The deal would open up new opportunities for beef, pork, grains and oilseeds. It could have a major impact on the future of supply management in Canada as we know it.
The Canadian Federation of Agriculture was supportive of Canada’s participation in the negotiations.
In other trade issues, the repeal of country-of-origin labels by the United States Congress as the year drew to a close removed a long-standing trade irritant between Canada and the U.S.
Another top story in 2015 was the Bank of Canada’s approach to interest rates. It cut the benchmark interest rate twice, largely in response to the fall in oil prices and the weakness of the economy. The low interest rate environment has enabled producers and agri-businesses to take advantage of expansion opportunities and invest in longterm growth.
The lower Canadian dollar helped to support exports and provided strong boost to profit margins in both crops and livestock. By comparison, soybean prices in the United States dropped by 20 percent last year, but were down by only 13 percent in Canada.

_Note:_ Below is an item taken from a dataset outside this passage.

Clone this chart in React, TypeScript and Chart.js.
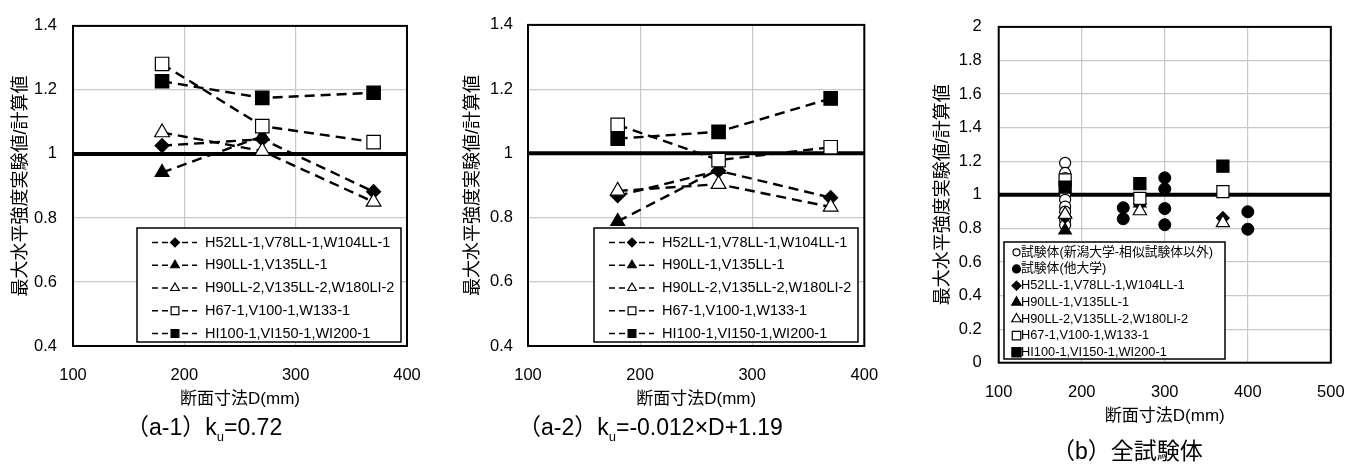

Cattle and calf prices increased between three and 10 percent in the U.S., but were up by 20 percent in Canada.
In Prince Edward Island, despite a late spring, most crops showed good yield and quality. Potato acreage was down slightly to 89,500 acres. There were 89,000 acres of wheat, oats, barley and mixed grain and 58,000 acres of soybeans.
Farm cash receipts for the first three quarters of 2015 were estimated at $357.3 million, up by 1.5 percent over the previous year. Livestock receipts were up by 4.8 percent, soybean receipts were down by 7.7 percent while receipts from wheat were up by 19.8 percent. Potato receipts showed a slight decline. Total farm cash receipts in 2014 were $476.4 million.
Looking ahead to 2016, Farm Credit Canada is predicting another good year for Canadian agriculture. It forecasts that interest rates will remain low, the loonie will drop even lower and strong economic growth in China will be positive for global food demand.
Have a productive and prosperous new year.